Berangkat dari rasa ingin tahu seperti apa novel ini difilmkan, saya nyempetin nonton film ini. Seperti yang saya bilang diawal, entah kenapa saya merasa film ini amat datar. Man Jadda Wajada seakan-akan hanya keras diucapkan para pemainnya namun tidak terlihat secara nyata. Scene dimana kepergian Baso yang harusnya menjadi satu cerita dramatis, terlihat biasa saja. Saya menginginkan film ini lebih bisa menampilkan usaha para sahibul menara yang berusaha keras bukan cuma keras meneriakkan ‘man jadda wajada’.
Dan, ngomongin soal pemerannya. Oke lah kalo Alif ya, pas banget sama apa yang ada dalam imajinasi saya. Tapi gak pas menurut saya dengan pemeran Randai, kenapa harus Sakura Ginting ya? Saya ngerasa gak pas aja, harusnya bisa yang lebih ganteng dari Alif, disini Randainya terlihat selengean gitu :D
Begitu juga dengan Bapaknya Alif yang diperankan David Chalik, kurang kurus deh, kan diceritakan Bapaknya Alif sakit-sakitan. Lulu Tobing yang memerankan Ibunya Alif pun cantik pisan euy dengan gelangnya yang banyak, kayaknya gak pas aja dengan hidup sederhananya keluarga Alif.
Diceritakan diakhir, Alif berubah menjadi Ario Wahab ini paling pas, dan saya agak gak rela kalo ternyata si Raja gedenya diperankan Hardy Hartono, ganteng banged yak.
Walaupun begitu, saya rasa ini tetap film yang baik bagi yang belum pernah baca bukunya. Ost-nya bagus dan terutama bagaimana hubungan antara ustad dan santri dalam film ini baik sekali, juga dengan kisah bagaimana bijaknya kyai di pondok Madani bisa membimbing para santri untuk mengatasi kesulitannya sendiri. Tapi, bagi saya yang udah baca bukunya, mungkin sedikit kecewa dengan film ini.
*poster film dari 21cineplex*
sayang di bagian akhir keknya gak penting-penting amat ditampilkan (menurut saia lho)
Yak, sebenarnya saya sepaham dengan pendapatmu, Nik.
saya belum pernah baca novel kemudian nonton filmnya. akibatnya sedikit kecewa. beberapa adegan yang seharusnya lebih dramatis, menjadi sangat datar.

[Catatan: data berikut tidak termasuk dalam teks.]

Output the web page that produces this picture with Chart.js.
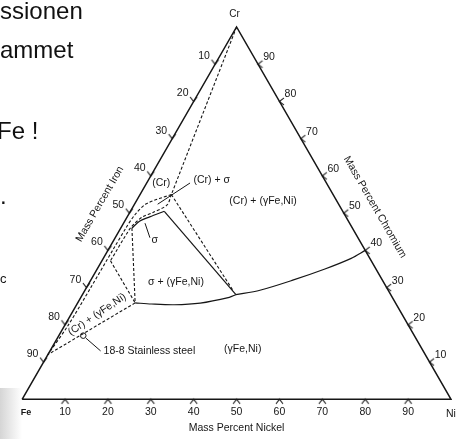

tapi bagi yang belum baca novelnya, mungkin akan terasa sangat bagus.
but overall, keren sih.
Aku sih seneng-seneng saja karena scene yang melukiskan Jawa Timur tahun 90-an awal lumayan detail. Ada mobil pickup Colt yang sangat legendaris, terus nama busJaya yang sampai sekarang masih melayani rute Ponorogo – Madiun. Selama film berlangsung nggak terlalu merhatiin plot-nya, tapi menikmati scene by scene nya ^_^
klo settingnya sih baik sekali, bagaimana digambarkan Padang dan Jawa Timurnya.
Yang gak pas menurutku jalan ceritanya mas Galih.

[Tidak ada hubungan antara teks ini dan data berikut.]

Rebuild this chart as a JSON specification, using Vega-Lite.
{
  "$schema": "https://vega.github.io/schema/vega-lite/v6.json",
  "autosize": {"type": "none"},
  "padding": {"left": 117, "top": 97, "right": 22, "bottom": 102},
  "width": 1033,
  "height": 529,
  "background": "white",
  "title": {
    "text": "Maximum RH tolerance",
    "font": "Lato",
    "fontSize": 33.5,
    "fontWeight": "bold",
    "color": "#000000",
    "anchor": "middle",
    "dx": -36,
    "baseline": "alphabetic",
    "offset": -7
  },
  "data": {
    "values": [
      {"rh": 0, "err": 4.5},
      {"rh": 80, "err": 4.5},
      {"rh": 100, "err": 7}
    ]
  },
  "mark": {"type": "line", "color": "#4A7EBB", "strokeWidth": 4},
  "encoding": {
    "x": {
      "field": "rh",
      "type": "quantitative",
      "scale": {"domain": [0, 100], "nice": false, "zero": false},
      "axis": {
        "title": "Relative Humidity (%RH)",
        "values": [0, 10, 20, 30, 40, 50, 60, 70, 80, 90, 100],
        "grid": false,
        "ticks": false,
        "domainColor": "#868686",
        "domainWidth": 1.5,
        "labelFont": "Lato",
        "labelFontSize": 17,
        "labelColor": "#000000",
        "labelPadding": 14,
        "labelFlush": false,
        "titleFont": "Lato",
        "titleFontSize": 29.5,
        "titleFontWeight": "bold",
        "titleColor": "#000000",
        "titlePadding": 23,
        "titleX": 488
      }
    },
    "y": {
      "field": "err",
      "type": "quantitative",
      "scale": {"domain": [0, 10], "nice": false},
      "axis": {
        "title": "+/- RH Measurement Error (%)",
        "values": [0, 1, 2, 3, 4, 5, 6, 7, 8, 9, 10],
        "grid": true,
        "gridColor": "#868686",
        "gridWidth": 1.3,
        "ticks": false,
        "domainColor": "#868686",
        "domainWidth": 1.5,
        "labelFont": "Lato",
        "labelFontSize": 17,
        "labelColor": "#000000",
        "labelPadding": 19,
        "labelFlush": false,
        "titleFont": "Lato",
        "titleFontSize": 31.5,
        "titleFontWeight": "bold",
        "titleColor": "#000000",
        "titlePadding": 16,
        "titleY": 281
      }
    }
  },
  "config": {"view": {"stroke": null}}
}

Beberapa kejadian penting seperti bagaimana Mike Tyson menghukum Alif (bukan yang rame2 pas ngangkat lemari itu ya) tidak ada dalam film tersebut, padahal disana juga ada pesan moral penting menurutku.

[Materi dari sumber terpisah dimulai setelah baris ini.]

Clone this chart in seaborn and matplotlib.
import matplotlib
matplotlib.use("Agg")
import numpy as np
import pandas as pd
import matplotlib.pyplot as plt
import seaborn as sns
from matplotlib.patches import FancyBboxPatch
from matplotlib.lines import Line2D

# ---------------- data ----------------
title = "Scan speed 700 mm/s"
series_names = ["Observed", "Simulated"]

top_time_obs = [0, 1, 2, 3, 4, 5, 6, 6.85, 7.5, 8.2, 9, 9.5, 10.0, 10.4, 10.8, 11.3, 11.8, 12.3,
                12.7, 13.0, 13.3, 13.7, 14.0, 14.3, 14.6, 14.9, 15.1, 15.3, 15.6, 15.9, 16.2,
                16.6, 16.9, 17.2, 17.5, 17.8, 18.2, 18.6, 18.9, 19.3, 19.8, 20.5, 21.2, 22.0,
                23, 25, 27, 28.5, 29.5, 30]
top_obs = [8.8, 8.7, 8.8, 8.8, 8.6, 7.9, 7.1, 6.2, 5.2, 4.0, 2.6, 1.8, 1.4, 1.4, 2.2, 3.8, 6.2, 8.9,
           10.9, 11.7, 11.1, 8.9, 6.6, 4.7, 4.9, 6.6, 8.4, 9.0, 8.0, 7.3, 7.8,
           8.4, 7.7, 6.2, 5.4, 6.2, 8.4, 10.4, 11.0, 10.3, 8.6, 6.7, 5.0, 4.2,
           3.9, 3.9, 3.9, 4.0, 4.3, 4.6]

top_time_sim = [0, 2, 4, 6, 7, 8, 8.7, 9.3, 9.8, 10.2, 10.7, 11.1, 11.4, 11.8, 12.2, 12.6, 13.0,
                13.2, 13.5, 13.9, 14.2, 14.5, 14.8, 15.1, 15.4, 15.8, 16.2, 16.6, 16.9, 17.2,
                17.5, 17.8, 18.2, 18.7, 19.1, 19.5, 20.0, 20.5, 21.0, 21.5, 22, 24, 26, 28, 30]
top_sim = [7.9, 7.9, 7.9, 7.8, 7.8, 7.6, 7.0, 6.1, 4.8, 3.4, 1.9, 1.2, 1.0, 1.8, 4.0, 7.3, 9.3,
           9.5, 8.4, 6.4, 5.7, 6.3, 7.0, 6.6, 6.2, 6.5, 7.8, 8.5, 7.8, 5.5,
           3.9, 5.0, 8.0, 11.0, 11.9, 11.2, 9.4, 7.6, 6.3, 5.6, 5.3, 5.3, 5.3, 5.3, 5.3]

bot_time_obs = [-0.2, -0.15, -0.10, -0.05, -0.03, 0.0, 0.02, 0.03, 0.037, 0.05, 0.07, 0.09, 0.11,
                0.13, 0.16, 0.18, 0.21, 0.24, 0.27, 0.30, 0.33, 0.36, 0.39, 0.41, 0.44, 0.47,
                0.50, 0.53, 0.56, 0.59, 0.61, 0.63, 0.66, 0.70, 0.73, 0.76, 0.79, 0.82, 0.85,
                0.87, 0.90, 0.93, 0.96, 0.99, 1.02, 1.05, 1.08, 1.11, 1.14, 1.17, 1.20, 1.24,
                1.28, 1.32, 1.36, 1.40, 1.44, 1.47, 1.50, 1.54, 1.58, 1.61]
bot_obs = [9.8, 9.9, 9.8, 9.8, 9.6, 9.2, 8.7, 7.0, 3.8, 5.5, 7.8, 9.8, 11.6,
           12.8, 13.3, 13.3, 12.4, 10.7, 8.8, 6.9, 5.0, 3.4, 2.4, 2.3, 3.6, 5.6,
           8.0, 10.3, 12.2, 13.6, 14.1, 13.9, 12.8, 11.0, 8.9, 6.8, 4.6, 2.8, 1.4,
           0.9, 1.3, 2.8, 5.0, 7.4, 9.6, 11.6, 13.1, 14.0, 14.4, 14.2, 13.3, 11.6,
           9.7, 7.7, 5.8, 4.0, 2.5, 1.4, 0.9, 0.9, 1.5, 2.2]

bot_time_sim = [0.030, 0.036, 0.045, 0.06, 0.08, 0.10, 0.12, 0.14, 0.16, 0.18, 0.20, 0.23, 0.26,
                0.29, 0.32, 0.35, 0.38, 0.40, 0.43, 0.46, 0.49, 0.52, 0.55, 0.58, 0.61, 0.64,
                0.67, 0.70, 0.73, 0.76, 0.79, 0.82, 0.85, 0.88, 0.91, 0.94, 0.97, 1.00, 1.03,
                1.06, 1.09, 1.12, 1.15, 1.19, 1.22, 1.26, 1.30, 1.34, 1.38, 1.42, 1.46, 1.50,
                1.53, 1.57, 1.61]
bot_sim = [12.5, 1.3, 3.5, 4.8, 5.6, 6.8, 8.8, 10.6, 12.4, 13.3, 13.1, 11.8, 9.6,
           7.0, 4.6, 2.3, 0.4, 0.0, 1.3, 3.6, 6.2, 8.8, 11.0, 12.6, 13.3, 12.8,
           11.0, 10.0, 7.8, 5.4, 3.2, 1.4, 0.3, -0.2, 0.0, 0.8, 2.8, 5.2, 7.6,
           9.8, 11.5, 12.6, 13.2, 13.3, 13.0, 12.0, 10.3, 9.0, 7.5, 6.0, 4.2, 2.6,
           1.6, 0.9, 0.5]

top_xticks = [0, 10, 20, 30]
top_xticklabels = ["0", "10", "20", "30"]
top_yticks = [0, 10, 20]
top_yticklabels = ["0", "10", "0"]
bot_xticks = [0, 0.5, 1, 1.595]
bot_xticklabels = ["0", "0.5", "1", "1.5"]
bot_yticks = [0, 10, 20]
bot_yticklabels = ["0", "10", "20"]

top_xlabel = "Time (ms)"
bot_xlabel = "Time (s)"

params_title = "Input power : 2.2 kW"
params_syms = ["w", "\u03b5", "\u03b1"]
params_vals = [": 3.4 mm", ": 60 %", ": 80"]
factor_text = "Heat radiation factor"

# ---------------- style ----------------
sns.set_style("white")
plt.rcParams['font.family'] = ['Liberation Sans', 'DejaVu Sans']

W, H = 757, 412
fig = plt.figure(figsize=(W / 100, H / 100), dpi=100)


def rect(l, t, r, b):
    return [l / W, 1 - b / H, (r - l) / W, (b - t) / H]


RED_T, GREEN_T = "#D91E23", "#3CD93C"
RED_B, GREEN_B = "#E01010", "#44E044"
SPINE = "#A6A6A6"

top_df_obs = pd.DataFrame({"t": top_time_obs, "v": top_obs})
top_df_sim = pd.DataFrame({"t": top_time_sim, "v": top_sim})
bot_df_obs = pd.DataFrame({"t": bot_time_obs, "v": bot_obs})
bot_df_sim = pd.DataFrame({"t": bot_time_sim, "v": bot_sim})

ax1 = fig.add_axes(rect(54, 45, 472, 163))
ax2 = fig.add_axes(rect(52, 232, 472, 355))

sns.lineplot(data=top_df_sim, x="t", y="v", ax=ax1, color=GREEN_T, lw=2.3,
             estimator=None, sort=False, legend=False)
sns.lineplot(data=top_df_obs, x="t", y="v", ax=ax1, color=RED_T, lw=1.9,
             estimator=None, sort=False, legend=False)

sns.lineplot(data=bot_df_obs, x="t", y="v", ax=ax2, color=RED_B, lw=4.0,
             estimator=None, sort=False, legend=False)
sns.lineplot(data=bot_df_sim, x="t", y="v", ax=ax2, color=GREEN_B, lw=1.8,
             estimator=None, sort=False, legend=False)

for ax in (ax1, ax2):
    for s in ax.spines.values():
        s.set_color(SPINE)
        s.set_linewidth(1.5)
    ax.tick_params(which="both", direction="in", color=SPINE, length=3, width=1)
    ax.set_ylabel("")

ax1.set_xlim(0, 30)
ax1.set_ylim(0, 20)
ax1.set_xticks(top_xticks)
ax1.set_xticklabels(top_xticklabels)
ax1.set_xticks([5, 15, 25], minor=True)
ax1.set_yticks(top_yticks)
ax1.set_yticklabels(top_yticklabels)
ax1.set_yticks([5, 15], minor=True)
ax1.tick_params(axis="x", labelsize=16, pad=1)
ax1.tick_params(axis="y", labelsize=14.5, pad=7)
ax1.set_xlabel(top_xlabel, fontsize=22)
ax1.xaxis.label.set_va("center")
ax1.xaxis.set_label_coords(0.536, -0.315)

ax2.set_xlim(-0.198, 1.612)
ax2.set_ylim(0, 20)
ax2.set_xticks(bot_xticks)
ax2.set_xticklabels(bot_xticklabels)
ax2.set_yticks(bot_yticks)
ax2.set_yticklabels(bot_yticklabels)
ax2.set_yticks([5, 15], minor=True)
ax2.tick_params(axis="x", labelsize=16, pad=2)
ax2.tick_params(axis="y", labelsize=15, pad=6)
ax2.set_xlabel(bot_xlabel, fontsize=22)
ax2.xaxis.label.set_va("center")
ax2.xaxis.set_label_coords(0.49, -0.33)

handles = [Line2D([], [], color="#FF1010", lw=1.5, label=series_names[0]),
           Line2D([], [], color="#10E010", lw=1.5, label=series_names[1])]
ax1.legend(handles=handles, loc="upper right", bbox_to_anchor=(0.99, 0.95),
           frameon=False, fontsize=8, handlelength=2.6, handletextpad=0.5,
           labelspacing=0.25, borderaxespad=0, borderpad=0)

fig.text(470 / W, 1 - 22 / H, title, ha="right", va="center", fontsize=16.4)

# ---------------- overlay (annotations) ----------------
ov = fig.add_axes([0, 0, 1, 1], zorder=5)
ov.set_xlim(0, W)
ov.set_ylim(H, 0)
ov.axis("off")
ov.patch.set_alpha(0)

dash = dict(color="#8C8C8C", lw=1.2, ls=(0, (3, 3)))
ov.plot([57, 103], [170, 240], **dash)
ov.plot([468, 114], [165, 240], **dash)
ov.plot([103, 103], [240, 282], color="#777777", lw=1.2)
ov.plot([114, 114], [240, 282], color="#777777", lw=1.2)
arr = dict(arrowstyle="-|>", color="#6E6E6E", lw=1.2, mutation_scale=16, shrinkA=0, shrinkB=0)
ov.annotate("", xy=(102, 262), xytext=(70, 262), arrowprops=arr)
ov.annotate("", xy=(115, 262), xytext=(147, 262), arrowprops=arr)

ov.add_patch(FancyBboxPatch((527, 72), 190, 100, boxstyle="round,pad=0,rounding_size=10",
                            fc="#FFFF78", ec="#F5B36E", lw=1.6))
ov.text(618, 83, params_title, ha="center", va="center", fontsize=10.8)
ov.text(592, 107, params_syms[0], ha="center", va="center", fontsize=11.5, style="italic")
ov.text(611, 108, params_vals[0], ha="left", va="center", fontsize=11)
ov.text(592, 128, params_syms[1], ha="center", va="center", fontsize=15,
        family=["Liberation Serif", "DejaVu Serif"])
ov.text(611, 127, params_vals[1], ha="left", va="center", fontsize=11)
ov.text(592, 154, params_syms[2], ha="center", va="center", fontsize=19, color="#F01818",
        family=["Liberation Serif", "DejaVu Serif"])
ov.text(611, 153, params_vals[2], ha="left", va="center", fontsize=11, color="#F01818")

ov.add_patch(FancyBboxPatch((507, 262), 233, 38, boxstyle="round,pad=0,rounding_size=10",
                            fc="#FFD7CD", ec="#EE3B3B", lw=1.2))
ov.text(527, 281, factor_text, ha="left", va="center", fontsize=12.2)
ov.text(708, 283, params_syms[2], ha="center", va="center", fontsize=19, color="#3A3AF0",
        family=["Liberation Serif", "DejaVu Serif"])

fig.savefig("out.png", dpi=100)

udah nyatet agenda, harus bawa anak2 nonton film ini. Mereka belum baca bukunya, smoga terpuaskan dan bisa ngambil hikmahnya.
Resiko buku yg di-film-kan, pasti kurang sesuai dengan imajinasi yang kita dapat saat baca bukunya sih.
bener mbak, imajinasi pembaca kadang gak sesui dengan yang diinterpretasikan di dalam filmnya. Selamat menonton ya :)
bener niy.. belum baca bukunya tapi pas nonton juga tetep aja selesainya ngga bisa ngebayangin tentang cerita asli menurut buku.. harusnya bisa lebih spekta ya.. :) alurnya lambat banget… :D
saya jadi ingat dulu waktu tsanawiyah pernah diajarin ‘man jadda wa jada’. Mudah2an ntar bisa nonton filmnya…
Sama mbak…seluruh imajinasi dedek saat baca bukunya kurang tertuang didalem film. mungkin ini adalah salah satu keindahan bahasa buku yang tidak bisa disiratkan dalam sebuah film. berharap next film akan lebih bagus yaa buat Ranah 3 Warna… :cinta:
Oh Pondokku tempat naung kita. Dari kecil sehingga dewasa :-)
film ini mengenang masa -masa di sana. Masjid, suasana pondok dll. Ya walau saya lebih suka novelnya :-)
meskipun ceritanya ga sesuai sama bukunya, aku ttp suka.. suka banget. pun mungkin dpt merubah pandangan sebagian orang2 ttg dunia pesantren, yg dipelajari ga melulu soal agama, kehidupan di pondok, trus ttg mimpi yg ga melulu harus `lurus` malah mungkin dapatnya lebih keren!